Leadership Lessons from Barnes & Noble

I have always loved bookstores. There is something almost spiritual about spending time, strolling through the aisles, occasionally pausing to take down an intriguing title, feeling its texture, studying the cover, even breathing in its smell, and ultimately either placing it back on the shelf or, book in hand, moving on in the hopes of finding another tome to take home.

I, much to my regret, visit bookstores far less often. The ebook and its backlit text have taken over my reading life. I have, partially out of guilt, worried about the fate of bookstores. A New York Times article by Elizabeth A. Harris, “How Barnes & Noble Went From Villain to Hero,” put my mind at ease. It describes how Barnes & Noble is leading the charge for physical books and the book store.

It seems that the game is not nearly over for bookstores. Amazon is a Goliath but not quite as tall as expected. As Ms. Harris puts it –

Today, despite the rise of other formats, the industry still relies on physical books — in 2021, they brought in 76 percent of publishers’ sales revenue, according to the Association of American Publishers.

One may ask, what is the harm in online book purchasing? The damage it does is that online shoppers spend far less time browsing. As Ms. Harris puts it –

Buying a book you’re looking for online is easy. You search. You click. You buy. What’s lost in that process are the accidental finds, the book you pick up in a store because of its cover, a paperback you see on a stroll through the thriller section.

No one has quite figured out how to replicate that kind of incidental discovery online. It makes bookstores hugely important not only for readers but also for all but the biggest-name writers, as well as for agents and publishers of all sizes.

This lack of visibility for new and smaller players is similar to the dilemma that toy inventors and smaller toy companies face. Our industry has no Toys R Us. We are dominated by a handful of retailers that cherry-pick toys from the largest toy companies. You will linger in a true toy store; you have no reason to do so in a big box toy aisle.

The article focuses on the CEO of Barnes & Noble, James Daunt. Mr. Daunt made his reputation turning around the British bookstore chain Waterstones. He did it again with Barnes & Noble. Here is how Ms. Harris describes how he did it –

His theory was that chain stores should act less like chain stores and like more independent shops, with similar freedom to tailor their offerings to local tastes.

 

He repeated that approach at Barnes & Noble. While orders for locations around the country used to be placed by a central office in New York, today a diminished central office places just a minimum order for new books, leaving store managers free to choose whether to bring in more copies based on local sales.

By moving away from the notion that there is an average shopper and
recognizing that in a globalized world, there are still very local tastes and
passions, Barnes & Noble has reconnected with consumers. Consumers of more
than books, consumers of what is in books.

That was not his only insight. He recognized that taking publisher dollars in exchange for end-caps and promotions was ultimately a losing proposition.

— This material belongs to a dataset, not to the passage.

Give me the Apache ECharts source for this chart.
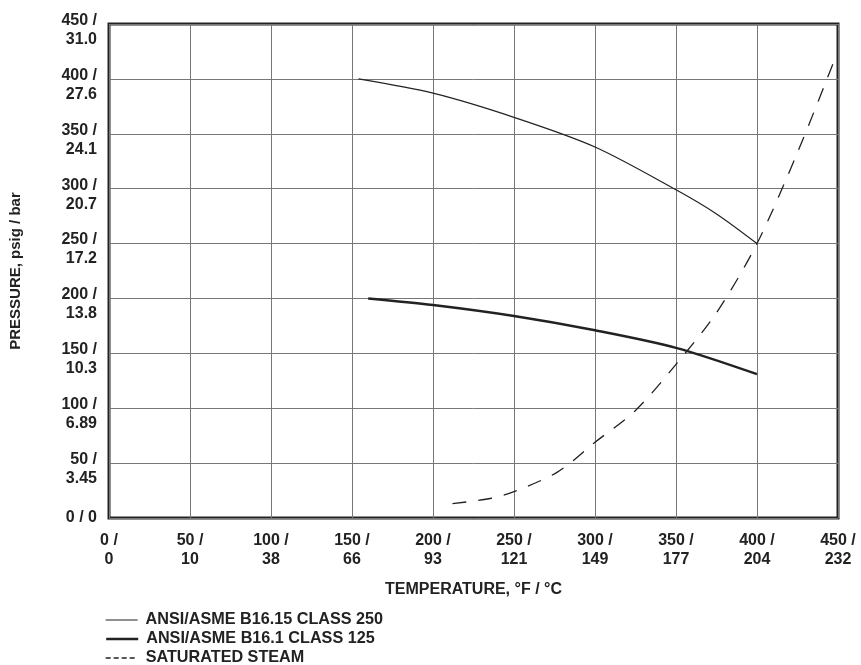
<!DOCTYPE html>
<html>
<head>
<meta charset="utf-8">
<script src="https://cdn.jsdelivr.net/npm/echarts@6/dist/echarts.min.js"></script>
<style>html,body{margin:0;padding:0;background:#fff;}#c{width:861px;height:665px;}</style>
</head>
<body>
<div id="c"></div>
<script>
// Tick labels
var xTicksF = [0, 50, 100, 150, 200, 250, 300, 350, 400, 450];
var xTicksC = ['0', '10', '38', '66', '93', '121', '149', '177', '204', '232'];
var yTicksPsig = [0, 50, 100, 150, 200, 250, 300, 350, 400, 450];
var yTicksBar = ['0', '3.45', '6.89', '10.3', '13.8', '17.2', '20.7', '24.1', '27.6', '31.0'];

// Series names
var seriesNames = ['ANSI/ASME B16.15 CLASS 250', 'ANSI/ASME B16.1 CLASS 125', 'SATURATED STEAM'];

// [temperature °F, pressure psig]
var class250 = [[154, 400], [200, 387], [250, 365], [300, 338], [350, 299], [375, 277], [400, 250]];
var class125 = [[160, 200], [200, 194], [250, 184], [300, 171], [350, 155], [400, 131]];
var steam = [[212, 13], [236, 18], [250, 24], [277, 42], [300, 69], [325, 98], [350, 140], [375, 187], [400, 250], [425, 333], [448, 418]];

var chart = echarts.init(document.getElementById('c'), null, {renderer: 'canvas'});
var FONT = '"Liberation Sans", Arial, sans-serif';
var TXT = '#222';

function legendFor(name, top, lineStyle) {
  return {
    orient: 'vertical', left: 105, top: top, padding: 0, itemWidth: 32, itemHeight: 14,
    itemStyle: {opacity: 0},
    textStyle: {fontFamily: FONT, fontWeight: 'bold', fontSize: 16.2, color: TXT, lineHeight: 14, padding: [0, 0, 0, 3]},
    data: [{name: name, lineStyle: lineStyle}]
  };
}

chart.setOption({
  animation: false,
  backgroundColor: '#fff',
  textStyle: {fontFamily: FONT},
  grid: {left: 109, right: 23, top: 24, bottom: 147, show: true, borderColor: '#222', borderWidth: 3,
         backgroundColor: 'transparent', containLabel: false, outerBoundsMode: 'none'},
  xAxis: {
    type: 'value', min: 0, max: 450, interval: 50,
    name: 'TEMPERATURE, °F / °C', nameLocation: 'middle', nameGap: 64,
    nameTextStyle: {fontFamily: FONT, fontWeight: 'bold', fontSize: 16, color: TXT},
    axisLine: {show: false}, axisTick: {show: false},
    splitLine: {show: true, lineStyle: {color: '#777', width: 1}},
    axisLabel: {
      margin: 13, fontFamily: FONT, fontWeight: 'bold', fontSize: 16, color: TXT, lineHeight: 19, align: 'center',
      formatter: function (v) { var i = xTicksF.indexOf(v); return v + ' /\n' + xTicksC[i]; }
    }
  },
  yAxis: {
    type: 'value', min: 0, max: 450, interval: 50,
    name: 'PRESSURE, psig / bar', nameLocation: 'middle', nameGap: 86, nameRotate: 90,
    nameTextStyle: {fontFamily: FONT, fontWeight: 'bold', fontSize: 15, color: TXT},
    axisLine: {show: false}, axisTick: {show: false},
    splitLine: {show: true, lineStyle: {color: '#777', width: 1}},
    axisLabel: {
      margin: 12, fontFamily: FONT, fontWeight: 'bold', fontSize: 16, color: TXT,
      formatter: function (v) {
        var i = yTicksPsig.indexOf(v);
        if (v === 0) return '{a|0 / 0}';
        return '{s| }\n{a|' + v + ' /}\n{a|' + yTicksBar[i] + '}';
      },
      rich: {
        a: {fontFamily: FONT, fontWeight: 'bold', fontSize: 16, color: TXT, lineHeight: 19, align: 'right'},
        s: {fontSize: 10, lineHeight: 12}
      }
    }
  },
  legend: [
    legendFor(seriesNames[0], 612, {width: 1.2}),
    legendFor(seriesNames[1], 631, {width: 2.4}),
    legendFor(seriesNames[2], 650, {width: 1.4, type: [5, 3]})
  ],
  series: [
    {name: seriesNames[0], type: 'line', data: class250, smooth: 0.3, showSymbol: false, symbol: 'none',
     lineStyle: {color: '#222', width: 1.2}, itemStyle: {color: '#222'}},
    {name: seriesNames[1], type: 'line', data: class125, smooth: 0.3, showSymbol: false, symbol: 'none',
     lineStyle: {color: '#222', width: 2.4}, itemStyle: {color: '#222'}},
    {name: seriesNames[2], type: 'line', data: steam, smooth: 0.3, showSymbol: false, symbol: 'none',
     lineStyle: {color: '#222', width: 1.3, type: [14, 12]}, itemStyle: {color: '#222'}}
  ]
});
</script>
</body>
</html>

Barnes & Noble has also stopped taking fees from publishers to place particular books in highly visible spots, like by the entrance or in the window. It seemed like free money, Mr. Daunt said, but it caused a cascade of problems: Books nobody wanted to buy were prominently displayed, and big orders that didn’t sell had to be shipped back.

 

“Although it looks like we’ve piously held our hands up and said, ‘I don’t want to take the money,’” Mr. Daunt said, “we’ve actually said, ‘I don’t want to incur all the costs associated with taking that money…

The lesson learned from Barnes & Noble is that true success, whether you are a bricks-and-mortar toy or book retailer, comes from providing people with a reason to stay awhile, browse and even meander. In the case of the toy industry, more is more. The greater the variety and the more curated the toy store, the more experiential the store visit becomes. Spending time as a family, browsing aisles at a leisurely pace, and chancing upon the unexpected is the key to bringing in customers and getting them to purchase more than they ever intended.

3 thoughts

  1. B&N seem to have adopted the grocery store effect = I go for bread and milk then decide to also buy frozen meals for everyone instead of cooking and get some desert and packaged salad just so we all have something green to eat as well as salad dressing and a box of crackers but add bread sticks too for a little something different. Then since the store has nearly bare shelves of TP I grab whats there knowing inflation means next time the price will increase.
    End up paying much more than I intended to.